■ The problem: Reproduce exactly the lines below, from the first one through the line containing "ax = fig.add_axes([0.3065, 0.102, 0.663, 0.716])", and omit any pictures.

■ Collected data:
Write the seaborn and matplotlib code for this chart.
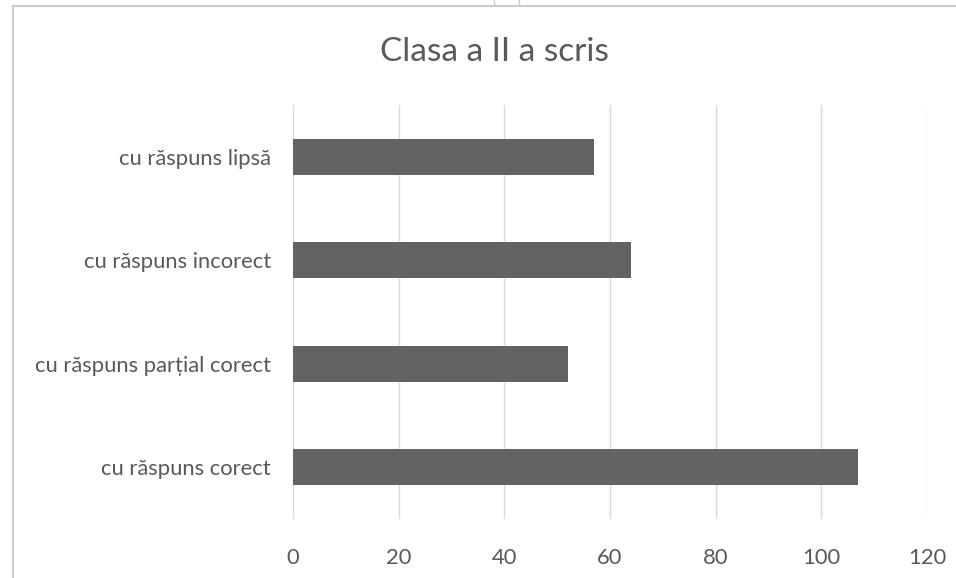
import pandas as pd
import seaborn as sns
import matplotlib.pyplot as plt
from matplotlib.patches import Rectangle

# Data
categories = ['cu răspuns lipsă', 'cu răspuns incorect',
              'cu răspuns parțial corect', 'cu răspuns corect']
values = [57, 64, 52, 107]
x_ticks = [0, 20, 40, 60, 80, 100, 120]

df = pd.DataFrame({'categorie': categories, 'elevi': values})

sns.set_style('white')
plt.rcParams['font.family'] = ['Lato', 'DejaVu Sans']

fig = plt.figure(figsize=(9.56, 5.78), dpi=100)
ax = fig.add_axes([0.3065, 0.102, 0.663, 0.716])

# light frame around the chart area
fig.patches.append(Rectangle((13 / 956, -0.1), 1.2, 1 - 6 / 578 + 0.1,
                             transform=fig.transFigure, fill=False,
                             edgecolor='#cccccc', linewidth=1.5))
for xp in (494, 519):
    fig.add_artist(plt.Line2D([xp / 956, xp / 956], [1 - 6 / 578, 1],
                              color='#cccccc', linewidth=1))

sns.barplot(data=df, x='elevi', y='categorie', orient='h', color='#636363',
            saturation=1, width=0.35, ax=ax, edgecolor='none')

ax.set_xlim(0, 120)
ax.set_xticks(x_ticks)
ax.set_ylim(3.5, -0.5)
ax.grid(axis='x', color='#d9d9d9', linewidth=1)
ax.set_axisbelow(True)
for s in ax.spines.values():
    s.set_visible(False)
ax.tick_params(axis='both', length=0, colors='#595959', labelsize=15.8)
ax.tick_params(axis='y', pad=16)
ax.tick_params(axis='x', pad=21)
ax.set_xlabel('')
ax.set_ylabel('')

fig.text(494 / 956, 1 - 52 / 578, 'Clasa a II a scris', ha='center',
         va='center', fontsize=24, color='#595959')

fig.savefig('out.png', dpi=100)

■ Correct result:
Write the seaborn and matplotlib code for this chart.
import pandas as pd
import seaborn as sns
import matplotlib.pyplot as plt
from matplotlib.patches import Rectangle

# Data
categories = ['cu răspuns lipsă', 'cu răspuns incorect',
              'cu răspuns parțial corect', 'cu răspuns corect']
values = [57, 64, 52, 107]
x_ticks = [0, 20, 40, 60, 80, 100, 120]

df = pd.DataFrame({'categorie': categories, 'elevi': values})

sns.set_style('white')
plt.rcParams['font.family'] = ['Lato', 'DejaVu Sans']

fig = plt.figure(figsize=(9.56, 5.78), dpi=100)
ax = fig.add_axes([0.3065, 0.102, 0.663, 0.716])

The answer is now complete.